New study discovers that a group of genes that play an essential role in building components of our cells can also impact human lifespan.

A new study led by UCL researchers has demonstrated a group of genes that have previously been found to extend lifespan in small organisms, such as making fruit flies live 10% longer, also have a link to human lifespan. The study’s findings are published in a new Genome Research paper.

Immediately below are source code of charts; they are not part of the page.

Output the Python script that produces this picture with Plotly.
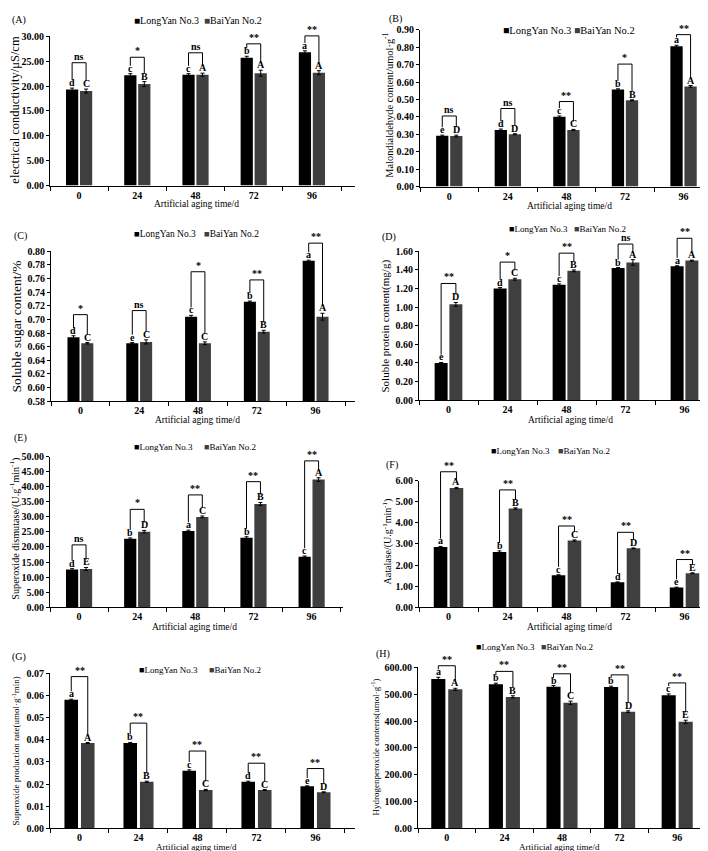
import plotly.graph_objects as go

W, H = 708, 851
FONT = "Liberation Serif, Times New Roman, serif"
C_LONG, C_BAI = "#000000", "#3f3f3f"

times = ["0", "24", "48", "72", "96"]

# (A) electrical conductivity
ec_ly = [19.3, 22.2, 22.3, 25.7, 26.8]
ec_by = [19.0, 20.4, 22.3, 22.6, 22.7]
ec_ly_err = [0.3, 0.3, 0.2, 0.3, 0.3]
ec_by_err = [0.4, 0.5, 0.3, 0.6, 0.4]
ec_ly_grp = ["d", "c", "c", "b", "a"]
ec_by_grp = ["C", "B", "A", "A", "A"]
ec_sig = ["ns", "*", "ns", "**", "**"]
ec_sig_top = [24.7, 25.8, 26.7, 28.5, 30.1]

# (B) malondialdehyde
mda_ly = [0.291, 0.325, 0.400, 0.557, 0.805]
mda_by = [0.290, 0.300, 0.325, 0.495, 0.575]
mda_ly_err = [0.004, 0.005, 0.005, 0.004, 0.006]
mda_by_err = [0.005, 0.003, 0.003, 0.003, 0.005]
mda_ly_grp = ["e", "d", "c", "b", "a"]
mda_by_grp = ["D", "D", "C", "B", "A"]
mda_sig = ["ns", "ns", "**", "*", "**"]
mda_sig_top = [0.405, 0.448, 0.488, 0.703, 0.872]

# (C) soluble sugar
sug_ly = [0.674, 0.665, 0.704, 0.726, 0.786]
sug_by = [0.665, 0.667, 0.665, 0.682, 0.704]
sug_ly_err = [0.002, 0.001, 0.002, 0.001, 0.001]
sug_by_err = [0.001, 0.003, 0.002, 0.002, 0.005]
sug_ly_grp = ["d", "e", "c", "b", "a"]
sug_by_grp = ["C", "C", "C", "B", "A"]
sug_sig = ["*", "ns", "*", "**", "**"]
sug_sig_top = [0.707, 0.713, 0.770, 0.758, 0.812]

# (D) soluble protein
pro_ly = [0.40, 1.20, 1.24, 1.42, 1.44]
pro_by = [1.03, 1.30, 1.39, 1.48, 1.50]
pro_ly_err = [0.005, 0.01, 0.01, 0.005, 0.005]
pro_by_err = [0.02, 0.01, 0.01, 0.03, 0.005]
pro_ly_grp = ["e", "d", "c", "b", "a"]
pro_by_grp = ["D", "C", "B", "A", "A"]
pro_sig = ["**", "*", "**", "ns", "**"]
pro_sig_top = [1.254, 1.484, 1.58, 1.678, 1.74]

# (E) superoxide dismutase
sod_ly = [12.5, 22.7, 25.3, 23.1, 16.8]
sod_by = [12.7, 25.1, 30.0, 34.3, 42.4]
sod_ly_err = [0.3, 0.3, 0.3, 0.3, 0.2]
sod_by_err = [0.5, 0.4, 0.3, 0.5, 0.6]
sod_ly_grp = ["d", "b", "a", "b", "c"]
sod_by_grp = ["E", "D", "C", "B", "A"]
sod_sig = ["ns", "*", "**", "**", "**"]
sod_sig_top = [20.7, 32.5, 37.3, 41.7, 48.6]

# (F) catalase
cat_ly = [2.85, 2.62, 1.51, 1.18, 0.93]
cat_by = [5.65, 4.68, 3.16, 2.79, 1.61]
cat_ly_err = [0.03, 0.05, 0.03, 0.02, 0.02]
cat_by_err = [0.03, 0.03, 0.03, 0.02, 0.02]
cat_ly_grp = ["a", "b", "c", "d", "e"]
cat_by_grp = ["A", "B", "C", "D", "E"]
cat_sig = ["**", "**", "**", "**", "**"]
cat_sig_top = [6.42, 5.56, 3.85, 3.55, 2.26]

# (G) superoxide production rate
o2_ly = [0.058, 0.0385, 0.026, 0.021, 0.019]
o2_by = [0.0385, 0.021, 0.0173, 0.0173, 0.0163]
o2_ly_err = [0.0003, 0.0003, 0.0004, 0.0003, 0.0002]
o2_by_err = [0.0002, 0.0003, 0.0003, 0.0002, 0.0002]
o2_ly_grp = ["a", "b", "c", "d", "e"]
o2_by_grp = ["A", "B", "C", "C", "D"]
o2_sig = ["**", "**", "**", "**", "**"]
o2_sig_top = [0.0685, 0.0475, 0.0349, 0.0294, 0.027]

# (H) hydrogen peroxide
hp_ly = [557, 537, 528, 527, 496]
hp_by = [518, 490, 468, 435, 397]
hp_ly_err = [6, 4, 4, 3, 5]
hp_by_err = [4, 4, 6, 3, 6]
hp_ly_grp = ["a", "b", "b", "b", "c"]
hp_by_grp = ["A", "B", "C", "D", "E"]
hp_sig = ["**", "**", "**", "**", "**"]
hp_sig_top = [606, 585, 576, 572, 542]

# ── panel layout (pixel boxes: left, top, right, bottom) ─────────────────────
panels = [
    dict(tag="(A)", ly=ec_ly, by=ec_by, le=ec_ly_err, be=ec_by_err, lg=ec_ly_grp, bg=ec_by_grp,
         sig=ec_sig, top=ec_sig_top, ytitle="electrical conductivity/μS/cm",
         box=(42, 22.7, 347, 174), yr=(0, 30), dt=5, xmax=4.74, bw=0.21, gap=0.03,
         yt=(7, 97, 12.5), xt=(188, 193, 9.5), leg=(124, 194, 7, 10), lab=(2, 6)),
    dict(tag="(B)", ly=mda_ly, by=mda_by, le=mda_ly_err, be=mda_by_err, lg=mda_ly_grp, bg=mda_by_grp,
         sig=mda_sig, top=mda_sig_top, ytitle="Malondialdehyde content/umol·g<sup>-1</sup>",
         box=(412, 16, 706, 175), yr=(0, 0.9), dt=0.1, xmax=4.52, bw=0.21, gap=0.03,
         yt=(380, 93, 10.4), xt=(561, 195, 9.5), leg=(493, 564, 17, 10.5), lab=(379, 5)),
    dict(tag="(C)", ly=sug_ly, by=sug_by, le=sug_ly_err, be=sug_by_err, lg=sug_ly_grp, bg=sug_by_grp,
         sig=sug_sig, top=sug_sig_top, ytitle="Soluble sugar content/%",
         box=(43, 240.7, 347, 392.7), yr=(0.58, 0.80), dt=0.02, xmax=4.67, bw=0.205, gap=0.03,
         yt=(9, 317, 13.5), xt=(189, 412, 9.5), leg=(124, 194, 223, 9.5), lab=(4, 225)),
    dict(tag="(D)", ly=pro_ly, by=pro_by, le=pro_ly_err, be=pro_by_err, lg=pro_ly_grp, bg=pro_by_grp,
         sig=pro_sig, top=pro_sig_top, ytitle="Soluble protein content(mg/g)",
         box=(411, 240.7, 706, 391.7), yr=(0, 1.6), dt=0.2, xmax=4.5, bw=0.22, gap=0.03,
         yt=(378, 317, 11), xt=(562, 412, 9.5), leg=(499, 564, 218, 9), lab=(372, 226)),
    dict(tag="(E)", ly=sod_ly, by=sod_by, le=sod_ly_err, be=sod_by_err, lg=sod_ly_grp, bg=sod_by_grp,
         sig=sod_sig, top=sod_sig_top,
         ytitle="Superoxide dismutase/(U.g<sup>-1</sup>min<sup>-1</sup>)",
         box=(42, 449, 335, 601.7), yr=(0, 50), dt=5, xmax=4.54, bw=0.21, gap=0.03,
         yt=(7, 522, 10.2), xt=(186, 622, 9.5), leg=(124, 194, 439, 9), lab=(4, 430)),
    dict(tag="(F)", ly=cat_ly, by=cat_by, le=cat_ly_err, be=cat_by_err, lg=cat_ly_grp, bg=cat_by_grp,
         sig=cat_sig, top=cat_sig_top, ytitle="Aatalase/(U.g<sup>-1</sup>min<sup>-1</sup>)",
         box=(411, 473.3, 706, 601.7), yr=(0, 6), dt=1, xmax=4.5, bw=0.23, gap=0.04,
         yt=(379, 535, 10), xt=(561, 622, 9.5), leg=(481, 548, 443, 9), lab=(376, 457)),
    dict(tag="(G)", ly=o2_ly, by=o2_by, le=o2_ly_err, be=o2_by_err, lg=o2_ly_grp, bg=o2_by_grp,
         sig=o2_sig, top=o2_sig_top,
         ytitle="Superoxide production rate(umol·g<sup>-1</sup>min)",
         box=(42, 668.7, 347, 826), yr=(0, 0.07), dt=0.01, xmax=4.67, bw=0.23, gap=0.05,
         yt=(8, 748, 9), xt=(188, 844.5, 9), leg=(129, 199, 665, 9), lab=(2, 652)),
    dict(tag="(H)", ly=hp_ly, by=hp_by, le=hp_ly_err, be=hp_by_err, lg=hp_ly_grp, bg=hp_by_grp,
         sig=hp_sig, top=hp_sig_top,
         ytitle="Hydrogenperoxide contents(umol·g<sup>-1</sup>)",
         box=(410, 662.7, 698, 826), yr=(0, 600), dt=100, xmax=4.5, bw=0.245, gap=0.05,
         yt=(367, 744, 9), xt=(551, 844.5, 9), leg=(466, 531, 642, 9), lab=(366, 649)),
]

fig = go.Figure()
shapes, annos = [], []
tick_font = dict(family=FONT, size=10, color="black", weight="bold")
mark_font = dict(family=FONT, size=10, color="black", weight="bold")

for i, p in enumerate(panels):
    n = "" if i == 0 else str(i + 1)
    xa, ya = "x" + n, "y" + n
    l, t, r, b = p["box"]
    r0, r1 = p["yr"]
    ph = b - t
    bw, gap = p["bw"], p["gap"]
    off = gap / 2 + bw / 2

    def ydom(v):
        return (v - r0) / (r1 - r0)

    for vals, errs, col, offset, name in [
        (p["ly"], p["le"], C_LONG, -gap / 2 - bw, "LongYan No.3"),
        (p["by"], p["be"], C_BAI, gap / 2, "BaiYan No.2"),
    ]:
        fig.add_trace(go.Bar(
            x=times, y=vals, xaxis=xa, yaxis=ya, name=name,
            width=bw, offset=offset,
            marker=dict(color=col, line_width=0),
            error_y=dict(type="data", array=errs, color="black", thickness=1, width=2),
            showlegend=False,
        ))

    fig.update_layout({
        "xaxis" + n: dict(domain=[l / W, r / W], anchor=ya, type="category",
                          range=[-0.5, p["xmax"]], showline=True, linecolor="black",
                          linewidth=1, ticks="outside", tickson="boundaries", ticklen=4,
                          tickcolor="black", showgrid=False, tickfont=tick_font),
        "yaxis" + n: dict(domain=[1 - b / H, 1 - t / H], anchor=xa, range=[r0, r1],
                          tick0=r0, dtick=p["dt"], tickformat=".2f", showline=True,
                          linecolor="black", linewidth=1, ticks="outside", ticklen=3,
                          tickcolor="black", showgrid=False, zeroline=False,
                          tickfont=tick_font),
    })

    # significance brackets and group letters
    for k in range(5):
        yl = ydom(p["ly"][k] + p["le"][k]) + 8 / ph
        yr_ = ydom(p["by"][k] + p["be"][k]) + 8 / ph
        yt = ydom(p["top"][k])
        shapes.append(dict(
            type="path", xref=xa, yref=ya + " domain",
            path=f"M {k - off},{yl} L {k - off},{yt} L {k + off},{yt} L {k + off},{yr_}",
            line=dict(color="black", width=1),
        ))
        annos.append(dict(xref=xa, yref=ya + " domain", x=k, y=yt, yanchor="bottom",
                          text=p["sig"][k], showarrow=False, yshift=-1, font=mark_font))
        for dx, v, e, g in [(-off, p["ly"][k], p["le"][k], p["lg"][k]),
                            (off, p["by"][k], p["be"][k], p["bg"][k])]:
            annos.append(dict(xref=xa, yref=ya + " domain", x=k + dx, y=ydom(v + e),
                              yanchor="bottom", text=g, showarrow=False, yshift=-2,
                              font=mark_font))

    # axis titles
    ytx, yty, yts = p["yt"]
    annos.append(dict(xref="paper", yref="paper", x=ytx / W, y=1 - yty / H, textangle=-90,
                      xanchor="center", yanchor="middle", text=p["ytitle"], showarrow=False,
                      font=dict(family=FONT, size=yts, color="black")))
    xtx, xty, xts = p["xt"]
    annos.append(dict(xref="paper", yref="paper", x=xtx / W, y=1 - xty / H,
                      xanchor="center", yanchor="middle", text="Artificial aging time/d",
                      showarrow=False, borderpad=0,
                      font=dict(family=FONT, size=xts, color="black")))

    # legend
    lx1, lx2, ly, ls = p["leg"]
    for x, txt, col in [(lx1, "LongYan No.3", C_LONG), (lx2, "BaiYan No.2", C_BAI)]:
        annos.append(dict(xref="paper", yref="paper", x=x / W, y=1 - ly / H,
                          xanchor="left", yanchor="middle", showarrow=False,
                          text=f'<span style="color:{col}">■</span>{txt}',
                          font=dict(family=FONT, size=ls, color="black")))

    # panel tag
    annos.append(dict(xref="paper", yref="paper", x=p["lab"][0] / W, y=1 - p["lab"][1] / H,
                      xanchor="left", yanchor="middle", text=p["tag"], showarrow=False,
                      font=dict(family=FONT, size=10, color="black")))

fig.update_layout(
    width=W, height=H,
    margin=dict(l=0, r=0, t=0, b=0),
    paper_bgcolor="white", plot_bgcolor="white",
    showlegend=False,
    font=dict(family=FONT, color="black"),
    shapes=shapes, annotations=annos,
)

fig.write_html("out.html")
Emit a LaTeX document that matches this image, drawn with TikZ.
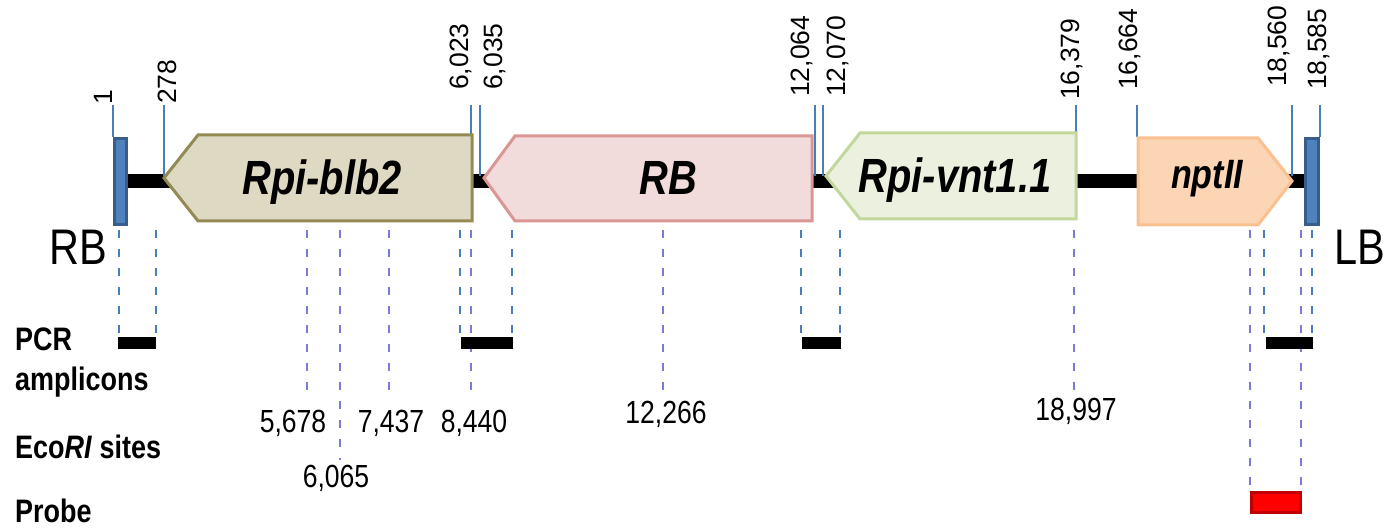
\documentclass[tikz,border=0pt]{standalone}
\usepackage{fontspec}
\setmainfont{Liberation Sans}[FakeStretch=0.83]
\newfontfamily\tickfont{Liberation Sans}
\definecolor{tickblue}{HTML}{4A7EBB}
\definecolor{ecopurple}{HTML}{7B7BD6}
\definecolor{bordfill}{HTML}{4F81BD}
\definecolor{borddraw}{HTML}{385D8A}
\definecolor{blbfill}{HTML}{DDD9C3}
\definecolor{blbdraw}{HTML}{948A54}
\definecolor{rbfill}{HTML}{F2DCDB}
\definecolor{rbdraw}{HTML}{D99694}
\definecolor{vntfill}{HTML}{EBF1DE}
\definecolor{vntdraw}{HTML}{C3D69B}
\definecolor{nptfill}{HTML}{FCD5B5}
\definecolor{nptdraw}{HTML}{FAC090}
\definecolor{probefill}{HTML}{FF0000}
\definecolor{probedraw}{HTML}{C00000}
\tikzset{
  tickline/.style={draw=tickblue, line width=1.3pt},
  pcrdash/.style={draw=tickblue, line width=2pt, dash pattern=on 8pt off 11pt},
  ecodash/.style={draw=ecopurple, line width=2pt, dash pattern=on 8pt off 11pt},
  ticklabel/.style={rotate=90, anchor=base west, inner sep=0pt, font=\tickfont\fontsize{26.5}{30}\selectfont},
  sitelabel/.style={anchor=base, inner sep=0pt, font=\fontsize{32}{36}\selectfont},
  genelabel/.style={anchor=base, inner sep=0pt, font=\bfseries\itshape\fontsize{48}{52}\selectfont},
  rowlabel/.style={anchor=base west, inner sep=0pt, font=\bfseries\fontsize{32.5}{36}\selectfont},
  bordtext/.style={anchor=base west, inner sep=0pt, font=\fontsize{50}{54}\selectfont},
  bordbox/.style={fill=bordfill, draw=borddraw, line width=3pt},
  genebox/.style={line width=3pt, line join=miter},
  amplicon/.style={fill=black},
}
\begin{document}
\begin{tikzpicture}[x=1pt,y=-1pt]
\useasboundingbox (0,0) rectangle (1386,529);

% backbone
\fill[black] (128,174) rectangle (1304,188);

% tick lines
\draw[tickline] (113,105) -- (113,137);
\draw[tickline] (164,105) -- (164,176);
\draw[tickline] (471,105) -- (471,134);
\draw[tickline] (480,105) -- (480,176);
\draw[tickline] (815,105) -- (815,176);
\draw[tickline] (823,105) -- (823,176);
\draw[tickline] (1076,105) -- (1076,132);
\draw[tickline] (1137,105) -- (1137,137);
\draw[tickline] (1292,105) -- (1292,176);
\draw[tickline] (1320,105) -- (1320,137);

% tick labels
\node[ticklabel] (t1) at (112,105) {1};
\node[ticklabel] (t278) at (176,104) {278};
\node[ticklabel] (t6023) at (468,90) {6,023};
\node[ticklabel] (t6035) at (502,90) {6,035};
\node[ticklabel] (t12064) at (809,97) {12,064};
\node[ticklabel] (t12070) at (845,97) {12,070};
\node[ticklabel] (t16379) at (1079,100) {16,379};
\node[ticklabel] (t16664) at (1137,90) {16,664};
\node[ticklabel] (t18560) at (1286,87) {18,560};
\node[ticklabel] (t18585) at (1326,90) {18,585};

% borders
\draw[bordbox] (114.5,138.5) rectangle (126.5,224.5);
\draw[bordbox] (1305.5,138.5) rectangle (1318.5,224.5);
\node[bordtext] (rbtxt) at (49,265) {RB};
\node[bordtext] (lbtxt) at (1334,265) {LB};

% genes
\draw[genebox, fill=blbfill, draw=blbdraw] (164,178) -- (198,135) -- (472,135) -- (472,221) -- (198,221) -- cycle;
\node[genelabel] (blb2) at (322,195) {Rpi-blb2};
\draw[genebox, fill=rbfill, draw=rbdraw] (484,178) -- (515,136) -- (812,136) -- (812,221) -- (515,221) -- cycle;
\node[genelabel] (rbgene) at (668,195) {RB};
\draw[genebox, fill=vntfill, draw=vntdraw] (826,176) -- (860,133) -- (1076,133) -- (1076,219) -- (860,219) -- cycle;
\node[genelabel] (vnt) at (955,193) {Rpi-vnt1.1};
\draw[genebox, fill=nptfill, draw=nptdraw] (1138,138) -- (1258,138) -- (1292,181) -- (1258,225) -- (1138,225) -- cycle;
\node[genelabel, font=\bfseries\itshape\fontsize{41}{44}\selectfont] (npt) at (1207,189) {nptII};

% PCR dashed lines
\foreach \x in {119,156,460,512,801,840,1264,1312}
  \draw[pcrdash] (\x,230) -- (\x,334);
% EcoRI dashed lines
\foreach \x/\y in {307/393,340/460,389/393,471/393,663/393,1074/393,1250/490,1301/490}
  \draw[ecodash] (\x,230) -- (\x,\y);

% PCR amplicons
\fill[amplicon] (118,337) rectangle (156,349);
\fill[amplicon] (461,337) rectangle (513,349);
\fill[amplicon] (802,337) rectangle (841,349);
\fill[amplicon] (1266,337) rectangle (1313,349);

% probe
\draw[fill=probefill, draw=probedraw, line width=3pt] (1251.5,492.5) rectangle (1300.5,512.5);

% site labels
\node[sitelabel] (s5678) at (293,432) {5,678};
\node[sitelabel] (s7437) at (391,432) {7,437};
\node[sitelabel] (s8440) at (474,432) {8,440};
\node[sitelabel] (s6065) at (336,487) {6,065};
\node[sitelabel] (s12266) at (666,423) {12,266};
\node[sitelabel] (s18997) at (1076,420) {18,997};

% row labels
\node[rowlabel] (pcr) at (15,350) {PCR};
\node[rowlabel] (ampl) at (15,390) {amplicons};
\node[rowlabel] (eco) at (15,458) {Eco\textit{RI} sites};
\node[rowlabel] (probe) at (15,522) {Probe};
\end{tikzpicture}
\end{document}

Longevity.Technology: Age-related diseases are influenced by genetic variation and so is aging itself; scientists are well aware that genetic manipulation can extend lifespan in small organisms (fruit flies, roundworms), but lifespan-extending genes have not been consistently associated with human longevity and science is working hard to overcome this translation obstacle. In addition, targeting the genetic roots of aging diseases could ease comorbidity and improve healthspan as we age. 

Co-lead author Dr Nazif Alic (UCL Institute of Healthy Ageing) said: “We have already seen from extensive previous research that inhibiting certain genes involved in making proteins in our cells, can extend lifespan in model organisms such as yeast, worms and flies.

However, in humans, loss of function in these genes has been seen to cause diseases, such as developmental disorders known as ribosomopathies.

“Here, we have found that inhibiting these genes may also increase longevity in people, perhaps because they are most useful early in life before causing problems in late life [1].”

Genes are involved in the protein synthetic machinery of our cells, which is essential for life, but the researchers say it may be that we do not need as much of the effects of the genes in the study late in life. These genes appear to be an example of antagonistic pleiotropy – genes that shorten our lives are selected for by the evolutionary process because they are of benefit in early life and through our child-bearing years. The fact that they might contribute to a shortened lifespan is moot because the genes themselves have already been passed on through reproduction.

The UCL research team reviewed genetic data from previous studies involving 11,262 people who had lived an exceptionally long life, to an age above the 90th percentile of their cohort and discovered that people with reduced activity of certain genes were more likely to live very long lives. The genes are linked to two RNA polymerase enzymes (Pols) that transcribe ribosomal and transfer RNAs, namely Pol I and Pol III, as well as the expression of ribosomal protein genes [2].

The researchers found evidence that the effects of the studied genes were linked to their expression in specific organs, including abdominal fat, liver and skeletal muscle; they also found that the effect on longevity went beyond just associations with any specific age-related diseases.

The findings add to the evidence that drugs such as rapamycin, an immune regulator which acts to inhibit Pol III, may be helpful to promote healthy lifespan, although Dr Alic advised against taking rapamycin in an attempt to prolong life until further research is completed.

“There are known and suspected side effects,” he said. “I would wait until trials suitable for specific conditions have shown benefit and are implemented in the clinic or in the population. There are also very safe and simple ways to stay healthy, such as exercise and diet, and remaining physically, mentally and socially engaged as we age – we should not underestimate those benefits [3].”

Professor Karoline Kuchenbaecker (UCL Genetics Institute) said: “Ageing research in model organisms, such as flies, and in humans are often separate efforts. Here we are trying to change this. In flies we can experimentally manipulate ageing genes and investigate mechanisms. But ultimately, we want to understand how ageing works in humans. Bringing the two fields together using methods such as Mendelian Randomisation has the potential to overcome the limitations of both fields [1].”